When Kenneth M. Johnson was named a Carnegie fellow in spring 2016 his area of interest — population trends in rural America and their effects on policy — may have struck some as a bit quirky. After all, the conventional wisdom went, America is a suburban and urban nation where people in population centers control elections and shape government.

Rural America “was sort of outside the spotlight of where all the media and foundation attention tends to be,” says Johnson, a demographer at the University of New Hampshire.

Then the 2016 presidential election happened. While rural Americans tend to be more likely to vote Republican than their city cousins, this trend was particularly pronounced in 2016. “Across the board, the support for the Democratic presidential candidate dropped in 2016,” Johnson says. “We could see that it was not just some parts of rural America but it was fairly widespread.” The results sparked a national discussion about America’s rural-urban split and how national politicians who ignore rural voters can pay a hefty price. Johnson’s interest in rural America seemed downright prescient.

There are stereotypes that rural people are not well educated, that they’re all in agriculture. Both of those things are incorrect.

— Kenneth M. Johnson, University of New Hampshire

While Johnson welcomes the attention paid to those often forgotten Americans, he criticizes the media and others for seeing rural America as a monolith. “People who can discuss the subtleties between the west and east sides of Manhattan somehow think all of rural America is alike,” Johnson explained. “There are stereotypes that rural people are not well educated, that they’re all in agriculture. Both of those things are incorrect.”

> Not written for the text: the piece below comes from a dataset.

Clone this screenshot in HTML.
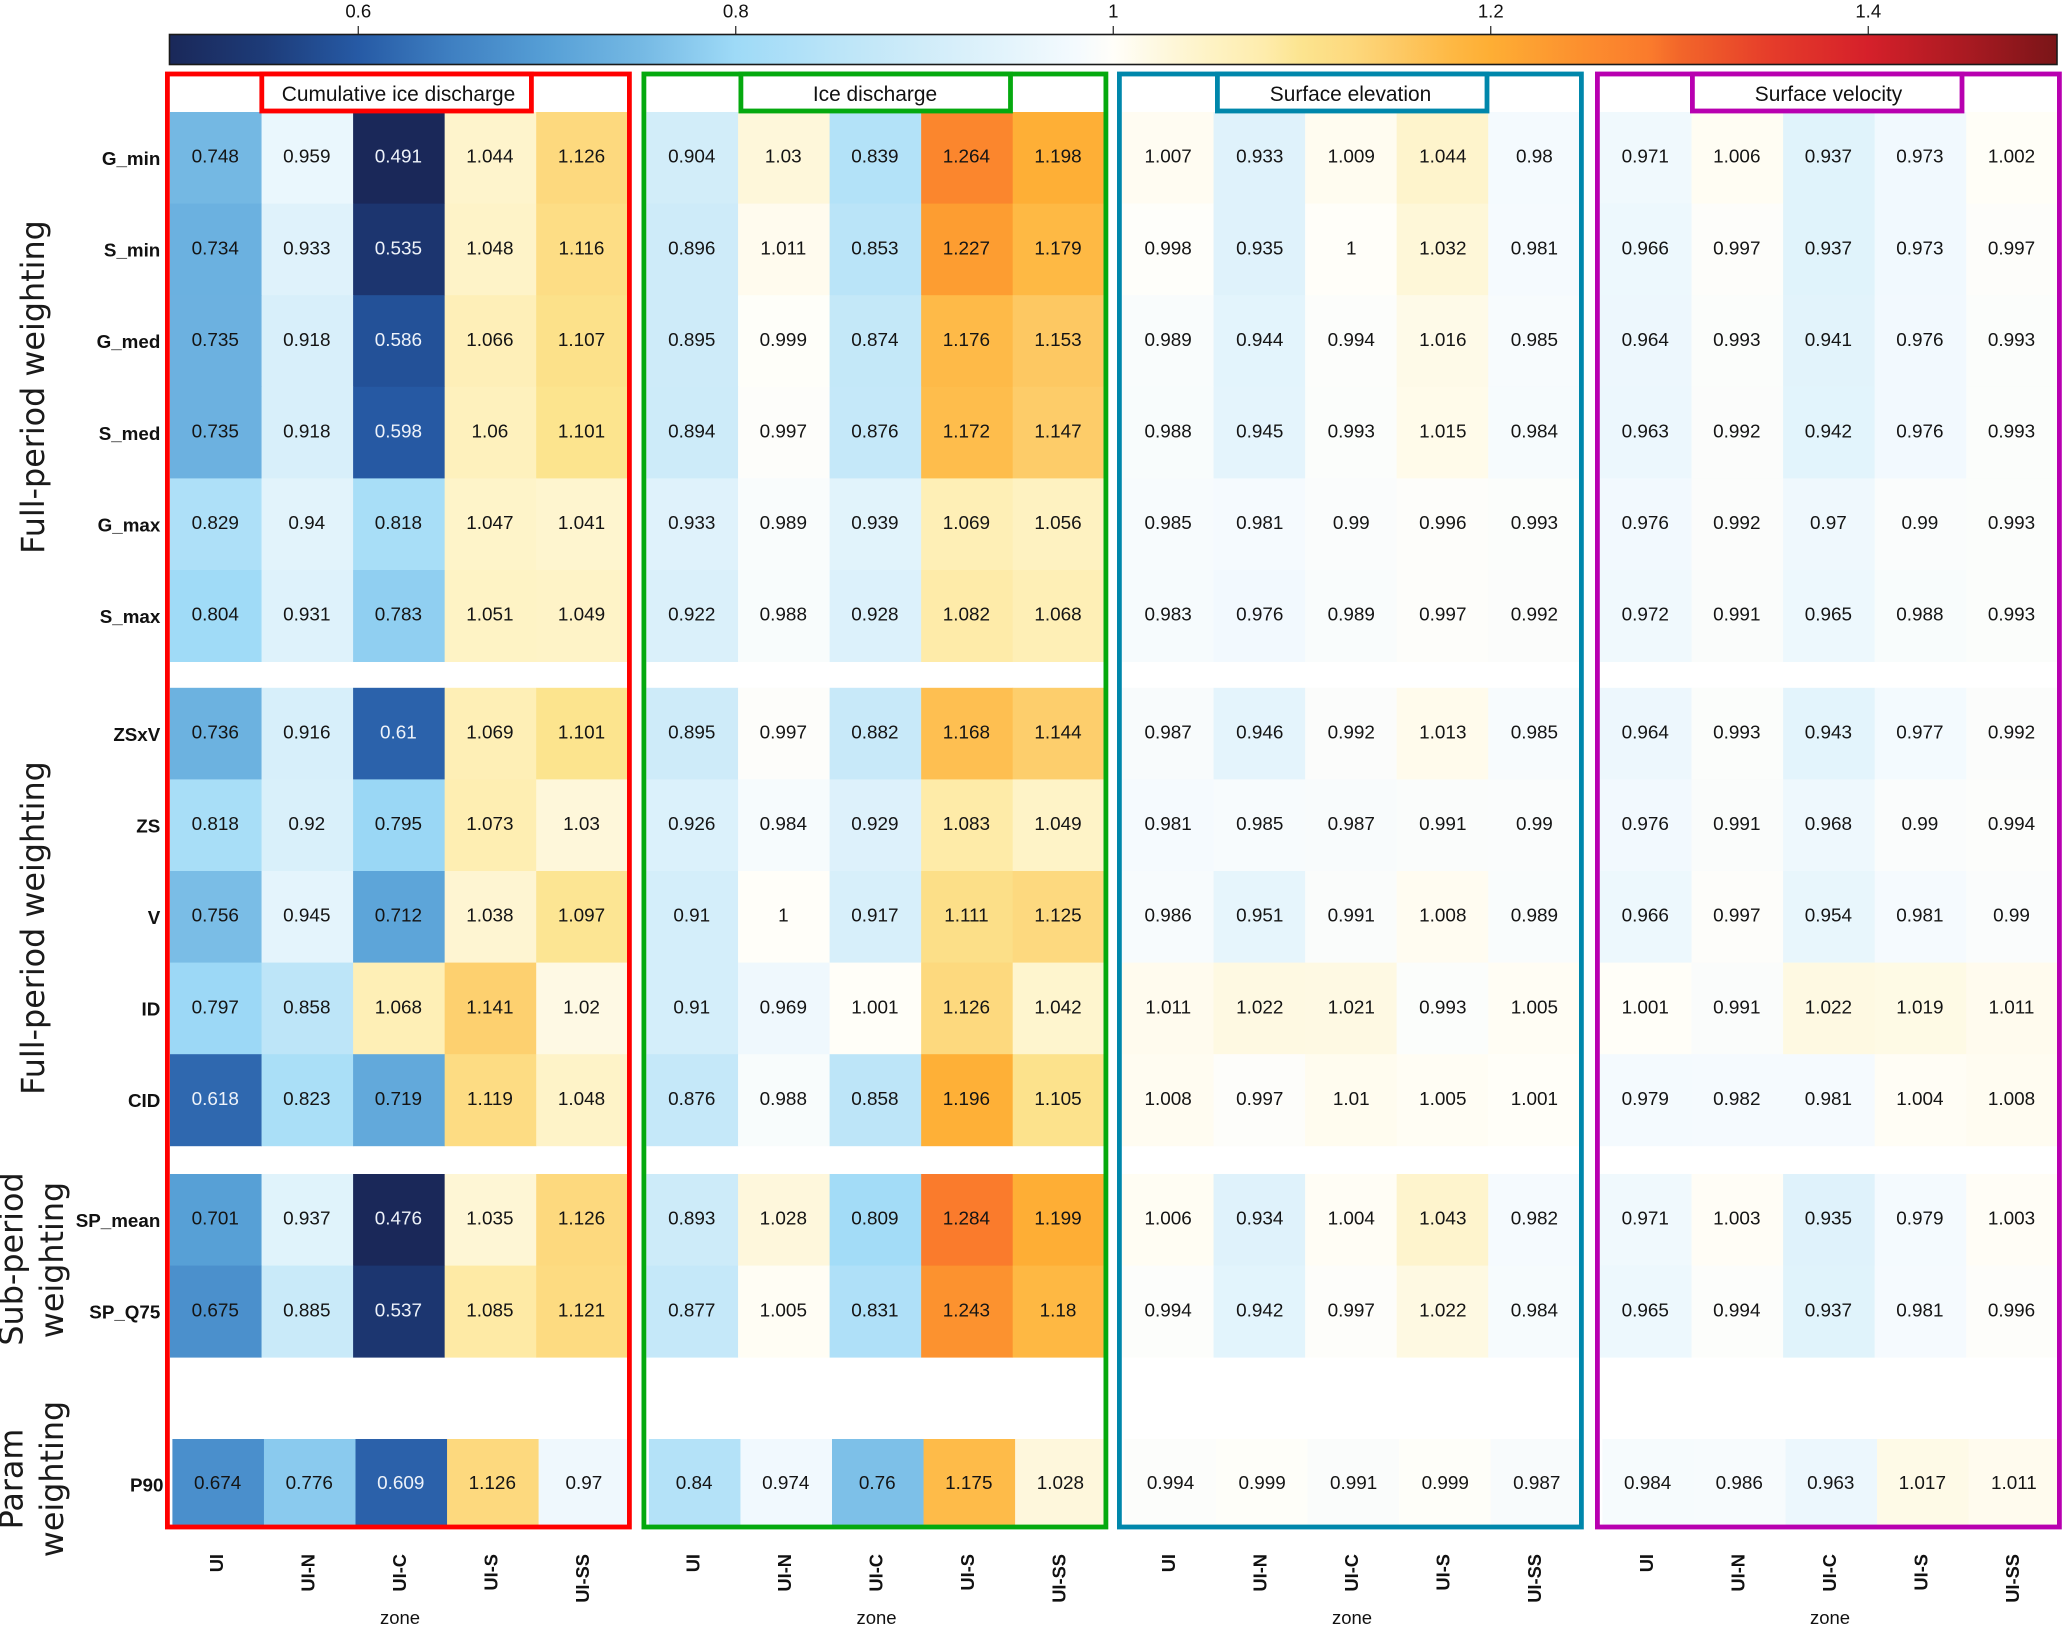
<!DOCTYPE html>
<html lang="en">
<head>
<meta charset="utf-8">
<title>Heatmap panels of weighting experiments by zone</title>
<style>
html,body{margin:0;padding:0;background:#fff;width:2067px;height:1626px;overflow:hidden}
svg{display:block;font-family:"Liberation Sans",sans-serif}
.ygroup{font-family:"DejaVu Sans",sans-serif;font-size:31.8px;fill:#1a1a1a;text-anchor:middle}
</style>
</head>
<body>
<svg id="chart" xmlns="http://www.w3.org/2000/svg" width="2067" height="1626" viewBox="0 0 2067 1626">
  <defs>
    <linearGradient id="cbarGrad" x1="0" x2="1" y1="0" y2="0"></linearGradient>
  </defs>
  <rect x="0" y="0" width="2067" height="1626" fill="#fff"/>
  <g id="colorbar"></g>
  <g id="panels"></g>
  <g id="rowLabels"></g>
  <text class="ygroup" transform="translate(44,387) rotate(-90)">Full-period weighting</text>
  <text class="ygroup" transform="translate(44,928) rotate(-90)">Full-period weighting</text>
  <text class="ygroup" transform="translate(22.5,1259) rotate(-90)">Sub-period</text>
  <text class="ygroup" transform="translate(63,1260) rotate(-90)">weighting</text>
  <text class="ygroup" transform="translate(22.5,1479) rotate(-90)">Param</text>
  <text class="ygroup" transform="translate(63,1479) rotate(-90)">weighting</text>
</svg>
<script>
// ---- data ----
const zones = ['UI', 'UI-N', 'UI-C', 'UI-S', 'UI-SS'];
const rowNames = ['G_min', 'S_min', 'G_med', 'S_med', 'G_max', 'S_max', 'ZSxV', 'ZS', 'V', 'ID', 'CID', 'SP_mean', 'SP_Q75', 'P90'];
const colorbarTicks = [0.6, 0.8, 1, 1.2, 1.4];

const cumulativeIceDischarge = [
  [0.748, 0.959, 0.491, 1.044, 1.126],
  [0.734, 0.933, 0.535, 1.048, 1.116],
  [0.735, 0.918, 0.586, 1.066, 1.107],
  [0.735, 0.918, 0.598, 1.06, 1.101],
  [0.829, 0.94, 0.818, 1.047, 1.041],
  [0.804, 0.931, 0.783, 1.051, 1.049],
  [0.736, 0.916, 0.61, 1.069, 1.101],
  [0.818, 0.92, 0.795, 1.073, 1.03],
  [0.756, 0.945, 0.712, 1.038, 1.097],
  [0.797, 0.858, 1.068, 1.141, 1.02],
  [0.618, 0.823, 0.719, 1.119, 1.048],
  [0.701, 0.937, 0.476, 1.035, 1.126],
  [0.675, 0.885, 0.537, 1.085, 1.121],
  [0.674, 0.776, 0.609, 1.126, 0.97]
];
const iceDischarge = [
  [0.904, 1.03, 0.839, 1.264, 1.198],
  [0.896, 1.011, 0.853, 1.227, 1.179],
  [0.895, 0.999, 0.874, 1.176, 1.153],
  [0.894, 0.997, 0.876, 1.172, 1.147],
  [0.933, 0.989, 0.939, 1.069, 1.056],
  [0.922, 0.988, 0.928, 1.082, 1.068],
  [0.895, 0.997, 0.882, 1.168, 1.144],
  [0.926, 0.984, 0.929, 1.083, 1.049],
  [0.91, 1, 0.917, 1.111, 1.125],
  [0.91, 0.969, 1.001, 1.126, 1.042],
  [0.876, 0.988, 0.858, 1.196, 1.105],
  [0.893, 1.028, 0.809, 1.284, 1.199],
  [0.877, 1.005, 0.831, 1.243, 1.18],
  [0.84, 0.974, 0.76, 1.175, 1.028]
];
const surfaceElevation = [
  [1.007, 0.933, 1.009, 1.044, 0.98],
  [0.998, 0.935, 1, 1.032, 0.981],
  [0.989, 0.944, 0.994, 1.016, 0.985],
  [0.988, 0.945, 0.993, 1.015, 0.984],
  [0.985, 0.981, 0.99, 0.996, 0.993],
  [0.983, 0.976, 0.989, 0.997, 0.992],
  [0.987, 0.946, 0.992, 1.013, 0.985],
  [0.981, 0.985, 0.987, 0.991, 0.99],
  [0.986, 0.951, 0.991, 1.008, 0.989],
  [1.011, 1.022, 1.021, 0.993, 1.005],
  [1.008, 0.997, 1.01, 1.005, 1.001],
  [1.006, 0.934, 1.004, 1.043, 0.982],
  [0.994, 0.942, 0.997, 1.022, 0.984],
  [0.994, 0.999, 0.991, 0.999, 0.987]
];
const surfaceVelocity = [
  [0.971, 1.006, 0.937, 0.973, 1.002],
  [0.966, 0.997, 0.937, 0.973, 0.997],
  [0.964, 0.993, 0.941, 0.976, 0.993],
  [0.963, 0.992, 0.942, 0.976, 0.993],
  [0.976, 0.992, 0.97, 0.99, 0.993],
  [0.972, 0.991, 0.965, 0.988, 0.993],
  [0.964, 0.993, 0.943, 0.977, 0.992],
  [0.976, 0.991, 0.968, 0.99, 0.994],
  [0.966, 0.997, 0.954, 0.981, 0.99],
  [1.001, 0.991, 1.022, 1.019, 1.011],
  [0.979, 0.982, 0.981, 1.004, 1.008],
  [0.971, 1.003, 0.935, 0.979, 1.003],
  [0.965, 0.994, 0.937, 0.981, 0.996],
  [0.984, 0.986, 0.963, 1.017, 1.011]
];

// ---- colour scale ----
const scaleValues = [0.5, 0.55, 0.6, 0.65, 0.7, 0.75, 0.8, 0.85, 0.9, 0.95, 0.98, 1, 1.03, 1.05, 1.08, 1.1, 1.126, 1.15, 1.18, 1.2, 1.25, 1.285, 1.3, 1.35, 1.4, 1.45, 1.5];
const scaleColors = ['#1a2859', '#1d3b78', '#265aa5', '#3f80c2', '#569fd6', '#75b9e4', '#9edaf7', '#b9e4f8', '#d0ecf9', '#e6f5fc', '#f4fafe', '#fffef9', '#fef7da', '#fef3c6', '#feecac', '#fce48f', '#fdd97e', '#fdca66', '#feb843', '#feae34', '#fc8e2e', '#fa7a2c', '#f2662a', '#e53b2a', '#d5202a', '#ab1a22', '#7a1518'];

function hexRgb(h) {
  return [parseInt(h.slice(1, 3), 16), parseInt(h.slice(3, 5), 16), parseInt(h.slice(5, 7), 16)];
}
function colorOf(v) {
  const c = Math.max(scaleValues[0], Math.min(scaleValues[scaleValues.length - 1], v));
  let i = 0;
  while (i < scaleValues.length - 2 && c > scaleValues[i + 1]) i++;
  const t = (c - scaleValues[i]) / (scaleValues[i + 1] - scaleValues[i]);
  const a = hexRgb(scaleColors[i]);
  const b = hexRgb(scaleColors[i + 1]);
  return 'rgb(' + a.map(function (x, k) { return Math.round(x + (b[k] - x) * t); }).join(',') + ')';
}

// ---- layout ----
const NS = 'http://www.w3.org/2000/svg';
const CELL_W = 91.55;
const ROW_H = 91.6;
function make(tag, attrs, parent, txt) {
  const e = document.createElementNS(NS, tag);
  Object.keys(attrs).forEach(function (k) { e.setAttribute(k, attrs[k]); });
  if (txt !== undefined) e.textContent = txt;
  parent.appendChild(e);
  return e;
}
function rowTop(r) {
  if (r < 6) return 112 + r * ROW_H;
  if (r < 11) return 687.8 + (r - 6) * ROW_H;
  if (r < 13) return 1174 + (r - 11) * ROW_H;
  return 1439;
}
function rowHeight(r) { return r === 13 ? 88 : ROW_H; }
function slug(s) { return s.toLowerCase().replace(/[^a-z0-9]+/g, '-'); }

// ---- colorbar ----
const cbarX0 = 169.5;
const cbarX1 = 2057;
const cbarDomain = [0.5, 1.5];
function cbarX(v) { return cbarX0 + (v - cbarDomain[0]) / (cbarDomain[1] - cbarDomain[0]) * (cbarX1 - cbarX0); }

const grad = document.getElementById('cbarGrad');
scaleValues.forEach(function (v, i) {
  make('stop', { offset: (v - 0.5) * 100 + '%', 'stop-color': scaleColors[i] }, grad);
});
const cbar = document.getElementById('colorbar');
const cbarRect = make('rect', { x: cbarX0, y: 34.5, width: cbarX1 - cbarX0, height: 30, fill: 'url(#cbarGrad)', stroke: '#1a1a1a', 'stroke-width': 1.6 }, cbar);


colorbarTicks.forEach(function (t) {
  const tick = make('line', { x1: cbarX(t), x2: cbarX(t), y1: 26, y2: 34.5, stroke: '#222', 'stroke-width': 1.2 }, cbar);
  
  
  const lab = make('text', { x: cbarX(t), y: 17.5, 'font-size': 18.6, 'text-anchor': 'middle', fill: '#111' }, cbar, String(t));
  
  
});

// ---- panels ----
const panelTitles = ['Cumulative ice discharge', 'Ice discharge', 'Surface elevation', 'Surface velocity'];
const panelValues = [cumulativeIceDischarge, iceDischarge, surfaceElevation, surfaceVelocity];
const panelLefts = [165, 641.5, 1117, 1595];
const panelColors = ['#ff0000', '#05a90f', '#0087ab', '#b800b0'];
const titleBoxOffsets = [94.4, 97, 98, 95];
const textNudges = [-0.5, -0.5, 0.4, -0.5];

const panelsRoot = document.getElementById('panels');
panelTitles.forEach(function (title, p) {
  const px = panelLefts[p];
  const g = make('g', {}, panelsRoot);
  
  
  const x0 = px + 5;
  panelValues[p].forEach(function (row, r) {
    const shift = r === 13 ? 2.4 : 0;
    row.forEach(function (v, c) {
      const x = x0 + shift + c * CELL_W;
      const w = (c === 4 && shift) ? CELL_W - shift : CELL_W;
      const y = rowTop(r);
      const h = rowHeight(r);
      const cell = make('rect', { x: x, y: y, width: w + 0.4, height: h + 0.4, fill: colorOf(v) }, g);
      
      
    });
    row.forEach(function (v, c) {
      const cx = x0 + shift + (c + 0.5) * CELL_W + textNudges[p];
      const base = rowTop(r) + (r === 13 ? 49.8 : 50.7);
      const label = make('text', { x: cx, y: base, 'font-size': 18.9, 'text-anchor': 'middle', fill: v < 0.625 ? '#eef3fa' : '#141414' }, g, String(v));
      
      
    });
  });
  const frame = make('rect', { x: px + 2.4, y: 74, width: 462, height: 1453, fill: 'none', stroke: panelColors[p], 'stroke-width': 4.8 }, g);
  
  
  const box = make('rect', { x: px + titleBoxOffsets[p] + 2.4, y: 74, width: 269.6, height: 37, fill: '#fff', stroke: panelColors[p], 'stroke-width': 4.8 }, g);
  
  
  const tt = make('text', { x: px + 233.5, y: 101, 'font-size': 20.9, 'text-anchor': 'middle', fill: '#111' }, g, title);
  
  
  zones.forEach(function (z, c) {
    const cx = x0 + (c + 0.5) * CELL_W;
    const xl = make('text', { transform: 'translate(' + (cx + 7.2) + ',1554) rotate(-90)', 'font-size': 18.3, 'font-weight': 'bold', 'text-anchor': 'end', fill: '#111' }, g, z);
    
    
  });
  const zoneTitle = make('text', { x: px + 235, y: 1624, 'font-size': 18.5, 'text-anchor': 'middle', fill: '#111' }, g, 'zone');
  
  
});

// ---- row labels ----
const rowLabelRoot = document.getElementById('rowLabels');
rowNames.forEach(function (name, r) {
  const isLast = r === 13;
  const rl = make('text', { x: isLast ? 163.4 : 160.3, y: rowTop(r) + (isLast ? 52.5 : 53), 'font-size': 18.8, 'font-weight': 'bold', 'text-anchor': 'end', fill: '#111' }, rowLabelRoot, name);
  
  
});
</script>
</body>
</html>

Johnson’s recent research, partially supported by Carnegie Corporation of New York and done with Daniel T. Lichter, looks at declines in population in rural counties. Here too, he sees a complicated and varied picture. While a vast majority of counties that have seen people move away are rural, Johnson and Lichter find many rural counties, particularly those near metropolitan areas or attractive to tourists or retirees, “are thriving and gaining population.”

Beyond his academic work, Johnson often speaks to people in communities grappling with the effects of shrinking populations. In a high school class of 100, Johnson says, “it’s not unusual for 50 or half the kids to leave the rural area that they grew up in within a few years after they graduate from high school. That means there are fewer young adults to take up a position in the economy, to go into the labor force, to do all of the volunteer things.”

Johnson readily admits he cannot offer these communities a quick solution to their problems, but he can reassure them that they are not alone. “I can give them this larger context of what’s happening in rural America,” he says. “It’s helpful for them to hear from someone who can say this is part of the big picture in rural America.”